I thought I would raise this CBAM issue and write about it again, as India is hosting the G20 summits this year. And with the G20 Heads of Government Summit slated for September 2023 in Delhi, it doesn’t give us much time to discuss and debate CBAM more widely, before EU implements the transition pilot phase in October this year. I hope the Indian government will take the initiative on this one and impress upon EU as well as other G20 countries, that CBAM is an idea that needs to be expanded and revised for it to make more sense for the entire world. To that extent, perhaps India and G20 countries can request the EU to push the pilot phase to next year, when all countries can join it. And in the meantime, work on a formula for devising the carbon border tax as well as the slab structure for it through consultation and dialogue.
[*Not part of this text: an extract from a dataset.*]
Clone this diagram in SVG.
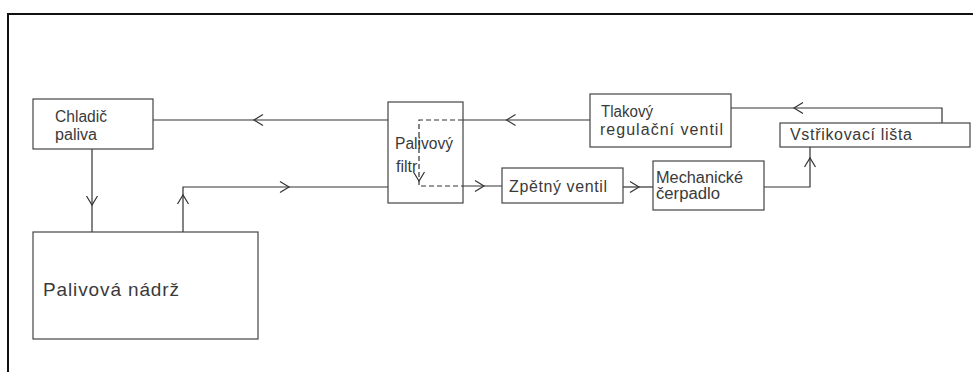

Needless to say, the WTO ought to be part of these discussions as well and it must become part of WTO rules.
The way to achieve carbon emissions reduction and carbon-pricing parity between countries in a world where manufacturing and trade is globalized, if there is indeed such a genuine objective, is to work together with other countries and impose a reasonable carbon tax on traded merchandise. And enshrine this objective and agreement under WTO rules as well.
The EU going it alone with CBAM is a half-measure, even a notional one, that doesn’t even begin to address the carbon-emissions problem in its full gravity. Perhaps India and other G20 countries can begin a new dialogue with the EU to make this laudable goal of reducing carbon emissions a workable reality.